On Thursday morning, President Ken Swanson and GR Director Jim Reed were joined by the IFT, President Ed Geppert and GR Director Steve Preckwinkle in a meeting with Senate President Emil Jones to talk about the budget crisis and increasing revenue for the State of Illinois.
We then gave him our take on how things have progressed and reiterated our positions on the proposal that have been advanced. Additionally, we shared our conversations with him about our conversations with members in both chambers around a tax increase.
We did ask if he thought the Governor might move off of his position on an income tax increase if he got a little health care. He didn’t answer it directly but said that he had convinced the Governor to change his position on gaming.
We asked how we could be helpful to him and his caucus. He indicated that there would be a series of hearings next week on education. We have subsequently been asked to testify on several of those panels.
Finally, The Legislative Education Caucus met on Friday July 13th to discuss, prioritize and develop strategies to implement educational accountability reforms.
Committee Action
On July 9th, IEA Lobbyist Will Lovett testified before the Senate Pensions and Investments Committee. The committee convened a subject matter hearing on the stability of the five state pension funds. Mr. Lovett’s testimony was presented alongside Steve Preckwinkle and Nick Yelverton, both of the Illinois Federation of Teachers. His testimony was preceded by Eden Martin, president of the Commercial Club of Chicago and the Civic Committee of the Commercial Club of Chicago. Mr. Martin made pointed arguments advocating for the reduction of employee benefits and put forth the idea of a defined contribution plan (401k Style plan) for new hires. Excerpt’s from IEA’s presentation is below:
“Decades of pension underfunding by the State is why we are here today. It is not the type of pension plan in place, or the level of benefits offered.
Census data from 2001 and 2002 states the average monthly pension payment to state government employees nationally was $1,374. At the same time, the average Illinois payment was $1,426, a difference of just $52.”
The employer’s normal cost for the TRS specifically, is about 8.0% and over the next few years will drift downward to 6.62%. The national average is 12.5%.
Our members contribute 9.4% of their salary to pay for their retirement along with almost 1% more to pay for health insurance for retirees. This is one of the highest contribution levels in the entire nation. Our members have always paid their required amount to fund their benefits. They have endured a 1% increase in contributions in 1998. A 0.5% increase in 2002 has now climbed to almost 1%.
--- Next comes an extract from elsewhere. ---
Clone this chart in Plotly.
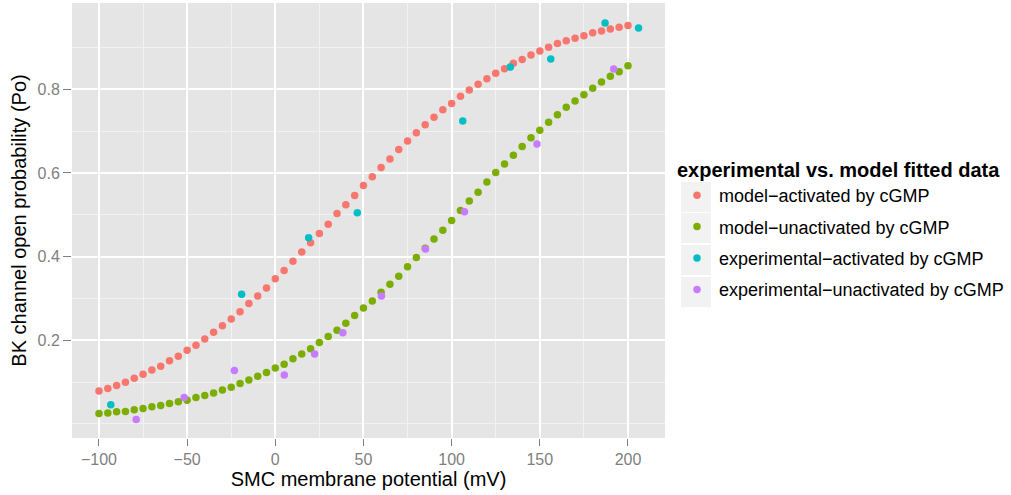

We must stress that teachers do not receive Social Security. This is a huge distinction between teachers and people in the private sector. Seventy-eight percent of those that rely on a state funded pension do not receive Social Security. Their state annuity is their only stable source of retirement income. This is one of the reasons the IEA opposes a defined contribution plan. The state saves a significant amount of money by NOT having to contribute 6.2% of salary to pay for Social Security. The current defined benefit plans’ efficiency and effectiveness provides a lifetime of consistent income. TRS is in the top quartile of investment performance amongst its’ peers in the 1-, 3-, 5-, and 10- year periods while only costing 0.3% in administer.
The current pension system is affordable. The problem is that in past, the state has not had the fiscal discipline and
revenue to contribute the required yearly payments for benefits earned each year, (the “normal cost”) plus make interest payments on accrued unfunded liability. The employer’s normal cost for all of the state pension funds is estimated to be $1.3 billion. That is the true cost to the state if there was never pension underfunding. As many of you are well aware, the current funding plan requires the state to contribute $2.05 billion for the FY 08 budget.
The lease of the Lottery and the issuance of pension obligation bonds both have problems as stand-alone proposals. This type of cash infusion would be beneficial but there are issues that need to be addressed to make them work. They need to be looked at within the entirety of the budget. Some questions are how will the $650 million in education dollars from the Lottery be replaced? How will the bond payments be structured, where does the money to pay the bonds come from, will the retirement systems be put in a position to immediately start spending the influx of cash, and what is the funding plan going forward?”
The Governor’s pension obligation bond proposal has finally been introduced and is waiting to be amended to
HB 3755, which is currently on 2
nd reading in the House. The proposal is contained in House Amendment #1 to HB 3755.
Bill Introduction
HJR-CA 24 (Madigan, D-Chicago) This bill proposes to amend the Legislature Article of the Illinois Constitution concerning the passage of pension bills. It provides that any bill that would increase the benefits of members of any pension or retirement system of the State, any unit of local government or school district, or any agency or instrumentality thereof may become law only by a vote of two-thirds of the members elected to each house of the General Assembly. Effective on being declared adopted in accordance with Section 7 of the Illinois Constitutional Amendment Act.
GA Glossary
Pension Obligation Bond- When permitted by state legislation, the pension bond is generally issued by the plan sponsor or pension system entity and is backed by tax revenues. Proceeds are immediately made available to pension fund managers for investment.